Então, por que tanta mobilização contra, se muitos brasileiros nos mais diversos rincões só têm acesso à informação por meio da Voz do Brasil? Por que tirar a fonte? Preferem os proprietários que os brasileiros se informem somente por seus noticiários, que deixam totalmente a desejar.
Por estas e muitas outras, apesar do silêncio da mídia de mercado, que volta e meia dá espaço para os proprietários de rádio criticarem a Voz do Brasil, é fundamental que entidades representativas da sociedade brasileira, que não se dobram aos anseios do patronato, se manifestem. É o caso, por exemplo, de a diretoria da Federação Nacional dos Jornalistas (Fenaj) se manifestar em defesa da Voz do Brasil, até porque em seu último congresso, em agosto do ano passado, em Porto Alegre , a entidade aprovou tese em favor da continuidade do programa informativo no mesmo horário de sempre.
Embora a pressão do patronato seja grande, a flexibilização não está decidida. Se a sociedade brasileira não for informada sobre o que está se passando no Congresso e ficar calada, o patronato terá conquistado o que almeja há tempos. Mas se os senhores parlamentares que iniciam os trabalhos agora em fevereiro refletirem um pouco mais verão finalmente que a flexibilização só interessa mesmo ao patronato midiático, um dos setores do poder, mais conservadores. E para convencer é preciso mobilização popular.

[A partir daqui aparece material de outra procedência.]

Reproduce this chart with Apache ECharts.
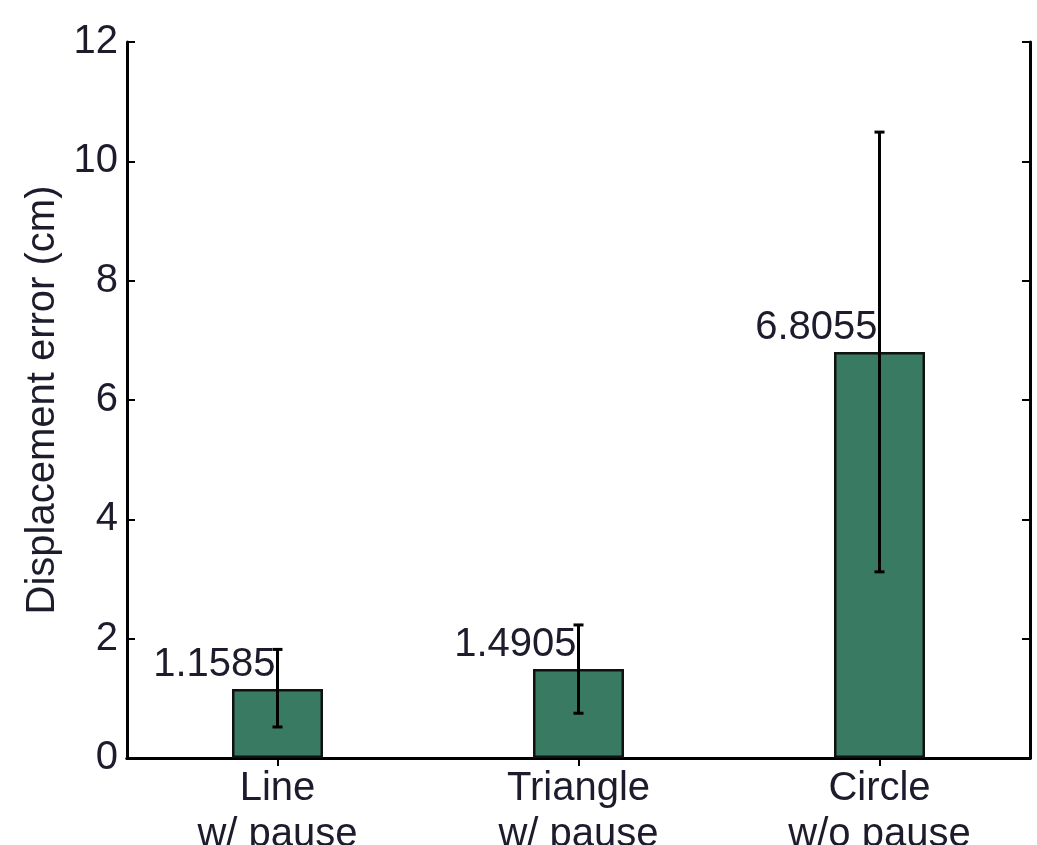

Em tempo: Os colunistas da mídia de mercado, que volta e meia pregam também o fim da Voz do Brasil, estão adotando a estratégia de queimar o ex-presidente Lula e jogá-lo contra Dilma Rousseff. Não se conformam com o fato de passarem oito anos deitando e rolando em cima de Lula e ele deixar o governo com 87% de popularidade. Lula e Dilma podem e devem ser criticados, mas a direita midiática age na prática substituindo os golpistas que na segunda metade do século passado pregavam a desestabilização de governos democráticos nos quartéis. Deu no que deu.